● Work to be completed: Give the material once more, word for word, without any images.

----------------

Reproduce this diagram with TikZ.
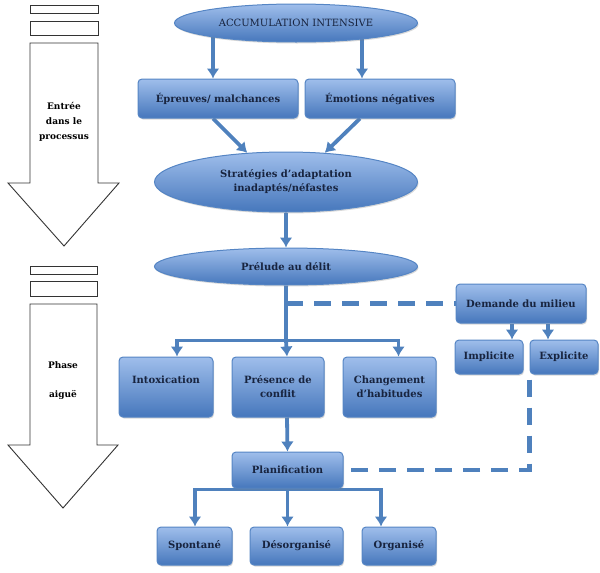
\documentclass[tikz,border=0pt]{standalone}
\usepackage{fontspec}
\setmainfont{DejaVu Serif}
\usepackage{xcolor}
\usepackage{tikz}
\usetikzlibrary{calc, shapes.geometric, positioning, backgrounds, shadows, arrows.meta}

\definecolor{bleuTrait}{HTML}{4F81BD}
\definecolor{bleuHaut}{HTML}{9FBEEB}
\definecolor{bleuBas}{HTML}{4677BC}
\definecolor{bleuBord}{HTML}{5585C4}
\definecolor{texteBleu}{HTML}{18243F}

\tikzset{
  boite/.style={draw=bleuBord, line width=1pt, rounded corners=4pt,
    top color=bleuHaut, bottom color=bleuBas, text=texteBleu,
    font=\bfseries\fontsize{10}{14}\selectfont, align=center, inner sep=0pt,
    drop shadow={opacity=0.3, shadow xshift=1pt, shadow yshift=-1.5pt}},
  bulle/.style={boite, ellipse, sharp corners},
  lien/.style={bleuTrait, line width=3.8pt},
  pointille/.style={bleuTrait, line width=4.5pt, dash pattern=on 17pt off 11pt},
  fleche/.style={draw=black!80, line width=0.9pt, fill=white},
}

\begin{document}
\begin{tikzpicture}[>={Latex[length=10pt,width=13pt]}, x=1pt, y=-1pt]
    \useasboundingbox (0,0) rectangle (600,573);

    % Flèches de gauche
    \draw[fleche] (30,5) rectangle (98,13);
    \draw[fleche] (30,21) rectangle (98,35);
    \draw[fleche] (30,43) -- (98,43) -- (98,183) -- (119,183) -- (64,246)
        -- (8,183) -- (30,183) -- cycle;
    \node[font=\bfseries\fontsize{9}{15}\selectfont, align=center] (entree) at (64,122)
        {Entrée\\dans le\\processus};

    \draw[fleche] (30,266) rectangle (97,274);
    \draw[fleche] (30,281) rectangle (97,296);
    \draw[fleche] (30,304) -- (97,304) -- (97,445) -- (118,445) -- (63,508)
        -- (8,445) -- (30,445) -- cycle;
    \node[font=\bfseries\fontsize{9}{29}\selectfont, align=center] (phase) at (63,381)
        {Phase\\aiguë};

    % Noeuds du processus
    \node[bulle, minimum width=243pt, minimum height=38pt,
        font=\fontsize{10}{12}\selectfont] (accum) at (296,23) {ACCUMULATION INTENSIVE};
    \node[boite, minimum width=160pt, minimum height=39pt] (epreuves) at (218,98.5)
        {Épreuves/ malchances};
    \node[boite, minimum width=150pt, minimum height=39pt] (emotions) at (380,98.5)
        {Émotions négatives};
    \node[bulle, minimum width=263pt, minimum height=60pt] (strategies) at (286,182)
        {Stratégies d’adaptation\\inadaptés/néfastes};
    \node[bulle, minimum width=263pt, minimum height=37pt] (prelude) at (286,266.5)
        {Prélude au délit};

    \node[boite, minimum width=130pt, minimum height=39pt] (demande) at (521,303.5)
        {Demande du milieu};
    \node[boite, minimum width=68pt, minimum height=34pt] (implicite) at (489,357)
        {Implicite};
    \node[boite, minimum width=68pt, minimum height=34pt] (explicite) at (564,357)
        {Explicite};

    \node[boite, minimum width=94pt, minimum height=60pt] (intox) at (166,387)
        {Intoxication\\~};
    \node[boite, minimum width=92pt, minimum height=60pt] (presence) at (278,387)
        {Présence de\\conflit};
    \node[boite, minimum width=93pt, minimum height=60pt] (changement) at (389.5,387)
        {Changement\\d’habitudes};

    \node[boite, minimum width=111pt, minimum height=36pt] (planif) at (287.5,470)
        {Planification};
    \node[boite, minimum width=75pt, minimum height=38pt] (spontane) at (194.5,546)
        {Spontané};
    \node[boite, minimum width=93pt, minimum height=38pt] (desorg) at (296.5,546)
        {Désorganisé};
    \node[boite, minimum width=74pt, minimum height=38pt] (organise) at (399,546)
        {Organisé};

    % Liaisons
    \begin{scope}[on background layer]
        \draw[lien, ->] ([xshift=-5pt]epreuves.north |- accum.center) -- ([xshift=-5pt]epreuves.north);
        \draw[lien, ->] ([xshift=-18pt]emotions.north |- accum.center) -- ([xshift=-18pt]emotions.north);
        \draw[lien, ->] ([xshift=-5pt]epreuves.south) -- (strategies.143);
        \draw[lien, ->] ([xshift=-20pt]emotions.south) -- (strategies.37);
        \draw[lien, ->] (strategies.south) -- (prelude.north);

        \coordinate (fourche1) at ($(prelude.south)+(0,55)$);
        \draw[lien] (prelude.south) -- (fourche1);
        \draw[lien, ->] (fourche1) -| ([xshift=11pt]intox.north);
        \draw[lien, ->] (fourche1) -- ([xshift=9pt]presence.north);
        \draw[lien, ->] (fourche1) -| ([xshift=9pt]changement.north);
        \draw[lien, ->] ([xshift=9pt]presence.south) -- (planif.north);

        \coordinate (fourche2) at ($(planif.south)+(0,1)$);
        \draw[lien, ->] (fourche2) -| ([xshift=0.5pt]spontane.north);
        \draw[lien, ->] (fourche2) -- ([xshift=-9pt]desorg.north);
        \draw[lien, ->] (fourche2) -| ([xshift=-18pt]organise.north);

        \draw[lien, ->] ([xshift=23pt]implicite.north |- demande.south) -- ([xshift=23pt]implicite.north);
        \draw[lien, ->] ([xshift=-16pt]explicite.north |- demande.south) -- ([xshift=-16pt]explicite.north);

        % Liens en pointillés
        \draw[pointille] (prelude.south |- demande.west) -- (demande.west);
        \draw[pointille] ([yshift=-5pt]explicite.south west) -- (explicite.south west |- planif.east)
            -- (planif.east);
    \end{scope}
\end{tikzpicture}
\end{document}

----------------

● Problem solution:
Reproduce this diagram with TikZ.
\documentclass[tikz,border=0pt]{standalone}
\usepackage{fontspec}
\setmainfont{DejaVu Serif}
\usepackage{xcolor}
\usepackage{tikz}
\usetikzlibrary{calc, shapes.geometric, positioning, backgrounds, shadows, arrows.meta}

\definecolor{bleuTrait}{HTML}{4F81BD}
\definecolor{bleuHaut}{HTML}{9FBEEB}
\definecolor{bleuBas}{HTML}{4677BC}
\definecolor{bleuBord}{HTML}{5585C4}
\definecolor{texteBleu}{HTML}{18243F}

\tikzset{
  boite/.style={draw=bleuBord, line width=1pt, rounded corners=4pt,
    top color=bleuHaut, bottom color=bleuBas, text=texteBleu,
    font=\bfseries\fontsize{10}{14}\selectfont, align=center, inner sep=0pt,
    drop shadow={opacity=0.3, shadow xshift=1pt, shadow yshift=-1.5pt}},
  bulle/.style={boite, ellipse, sharp corners},
  lien/.style={bleuTrait, line width=3.8pt},
  pointille/.style={bleuTrait, line width=4.5pt, dash pattern=on 17pt off 11pt},
  fleche/.style={draw=black!80, line width=0.9pt, fill=white},
}

\begin{document}
\begin{tikzpicture}[>={Latex[length=10pt,width=13pt]}, x=1pt, y=-1pt]
    \useasboundingbox (0,0) rectangle (600,573);

    % Flèches de gauche
    \draw[fleche] (30,5) rectangle (98,13);
    \draw[fleche] (30,21) rectangle (98,35);
    \draw[fleche] (30,43) -- (98,43) -- (98,183) -- (119,183) -- (64,246)
        -- (8,183) -- (30,183) -- cycle;
    \node[font=\bfseries\fontsize{9}{15}\selectfont, align=center] (entree) at (64,122)
        {Entrée\\dans le\\processus};

    \draw[fleche] (30,266) rectangle (97,274);
    \draw[fleche] (30,281) rectangle (97,296);
    \draw[fleche] (30,304) -- (97,304) -- (97,445) -- (118,445) -- (63,508)
        -- (8,445) -- (30,445) -- cycle;
    \node[font=\bfseries\fontsize{9}{29}\selectfont, align=center] (phase) at (63,381)
        {Phase\\aiguë};

    % Noeuds du processus
    \node[bulle, minimum width=243pt, minimum height=38pt,
        font=\fontsize{10}{12}\selectfont] (accum) at (296,23) {ACCUMULATION INTENSIVE};
    \node[boite, minimum width=160pt, minimum height=39pt] (epreuves) at (218,98.5)
        {Épreuves/ malchances};
    \node[boite, minimum width=150pt, minimum height=39pt] (emotions) at (380,98.5)
        {Émotions négatives};
    \node[bulle, minimum width=263pt, minimum height=60pt] (strategies) at (286,182)
        {Stratégies d’adaptation\\inadaptés/néfastes};
    \node[bulle, minimum width=263pt, minimum height=37pt] (prelude) at (286,266.5)
        {Prélude au délit};

    \node[boite, minimum width=130pt, minimum height=39pt] (demande) at (521,303.5)
        {Demande du milieu};
    \node[boite, minimum width=68pt, minimum height=34pt] (implicite) at (489,357)
        {Implicite};
    \node[boite, minimum width=68pt, minimum height=34pt] (explicite) at (564,357)
        {Explicite};

    \node[boite, minimum width=94pt, minimum height=60pt] (intox) at (166,387)
        {Intoxication\\~};
    \node[boite, minimum width=92pt, minimum height=60pt] (presence) at (278,387)
        {Présence de\\conflit};
    \node[boite, minimum width=93pt, minimum height=60pt] (changement) at (389.5,387)
        {Changement\\d’habitudes};

    \node[boite, minimum width=111pt, minimum height=36pt] (planif) at (287.5,470)
        {Planification};
    \node[boite, minimum width=75pt, minimum height=38pt] (spontane) at (194.5,546)
        {Spontané};
    \node[boite, minimum width=93pt, minimum height=38pt] (desorg) at (296.5,546)
        {Désorganisé};
    \node[boite, minimum width=74pt, minimum height=38pt] (organise) at (399,546)
        {Organisé};

    % Liaisons
    \begin{scope}[on background layer]
        \draw[lien, ->] ([xshift=-5pt]epreuves.north |- accum.center) -- ([xshift=-5pt]epreuves.north);
        \draw[lien, ->] ([xshift=-18pt]emotions.north |- accum.center) -- ([xshift=-18pt]emotions.north);
        \draw[lien, ->] ([xshift=-5pt]epreuves.south) -- (strategies.143);
        \draw[lien, ->] ([xshift=-20pt]emotions.south) -- (strategies.37);
        \draw[lien, ->] (strategies.south) -- (prelude.north);

        \coordinate (fourche1) at ($(prelude.south)+(0,55)$);
        \draw[lien] (prelude.south) -- (fourche1);
        \draw[lien, ->] (fourche1) -| ([xshift=11pt]intox.north);
        \draw[lien, ->] (fourche1) -- ([xshift=9pt]presence.north);
        \draw[lien, ->] (fourche1) -| ([xshift=9pt]changement.north);
        \draw[lien, ->] ([xshift=9pt]presence.south) -- (planif.north);

        \coordinate (fourche2) at ($(planif.south)+(0,1)$);
        \draw[lien, ->] (fourche2) -| ([xshift=0.5pt]spontane.north);
        \draw[lien, ->] (fourche2) -- ([xshift=-9pt]desorg.north);
        \draw[lien, ->] (fourche2) -| ([xshift=-18pt]organise.north);

        \draw[lien, ->] ([xshift=23pt]implicite.north |- demande.south) -- ([xshift=23pt]implicite.north);
        \draw[lien, ->] ([xshift=-16pt]explicite.north |- demande.south) -- ([xshift=-16pt]explicite.north);

        % Liens en pointillés
        \draw[pointille] (prelude.south |- demande.west) -- (demande.west);
        \draw[pointille] ([yshift=-5pt]explicite.south west) -- (explicite.south west |- planif.east)
            -- (planif.east);
    \end{scope}
\end{tikzpicture}
\end{document}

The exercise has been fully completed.